The value of goods exported by Irish businesses fell by €1.15bn in July from June as the effects of Brexit began to be felt across the Irish Sea.
Exports decreased by 11.5% to €8.92bn on a seasonally adjusted basis in July, with analysts pointing to the impact of Brexit for weaker than expected trade data released by the CSO yesterday.
Merrion Stockbrokers chief economist Alan McQuaid said that while trade activity has been relatively robust in the first half of the year, the statistics released yesterday suggest a slowdown is on the cards in the latter part of the year.
“Business and consumer confidence have been dented in recent months by the uncertainty surrounding Brexit,” said Mr McQuaid. “However, the trade data for the first half of the year were quite positive, though we expect to see a slowdown in activity in the second half of 2016 and July numbers would tend to bear this out.”
Imports in July dipped by 10.7% on a seasonally adjusted basis while the trade surplus decreased by €510m to €3.527bn.
July’s surplus was only marginally above the lowest surplus posted to date this year, in March, of €3.523m.
The unadjusted value of goods exports for July was €9.12bn, representing a decrease of €292m (-3%) when compared with July 2015.
The value of exported goods from January to July was €65.86bn, an increase of €1.7bn, or 3%, compared with the opening seven months of 2015.
“On an unadjusted basis there was a surplus of €4.13bn in July, €480m higher than the surplus of €3.64m posted in the seventh month of 2015,” said Mr McQuaid.
“In the first seven months of 2016, the cumulative trade balance amounted to €27.69bn, which was €3.14bn higher than the surplus of €24.55bn in the same period last year.”
The revised total 2015 surplus of €42.2bn was the second-largest ever recorded.
Despite such a lofty target, Mr McQuaid said he still believes this year’s trade surplus will be higher than that of last year despite the weak July trade data and the potential continued impact of Brexit.
He said Brexit was likely to have a negative impact on Irish trade in the medium term with SMEs set to be hardest hit should tariffs and other trade barriers be introduced.
“One can only speculate as to how Brexit will impact Ireland in the coming months and years, but there is likely to be a negative impact on trade,” said Mr McQuaid.
“The UK is the second- largest single country for Ireland’s goods and the largest for its services.

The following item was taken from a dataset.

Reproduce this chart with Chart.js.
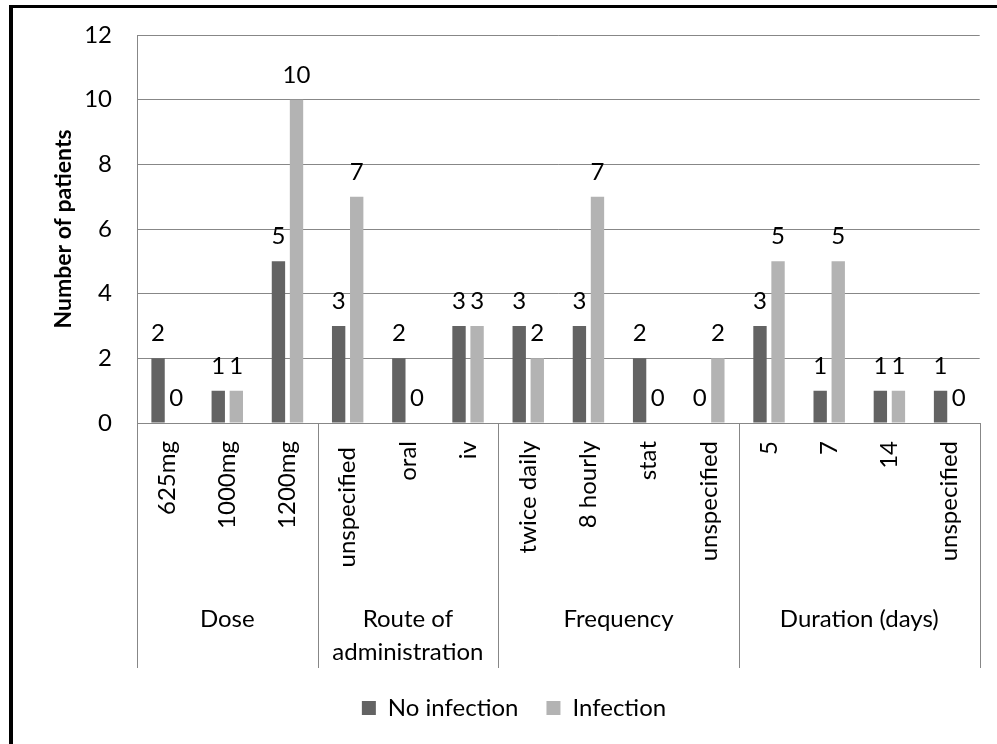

At the same time, Ireland imports 30% of its goods from the UK. While the UK might only account for 16%-17% of Ireland’s total exports, 30% of all employment is in sectors which are heavily related to UK exports.”
Comparing July 2016 to July 2015, the exports of electrical machinery, apparatus and appliances, rose by more than 200% while exports of medical and pharmaceutical goods dipped by almost a fifth.
The EU accounted for €4.46bn (49%) of total goods exports in July, of which €1.05bn went to Belgium and €1.07bn to the UK.
The US was the main non-EU destination, accounting for 24% of exports in July.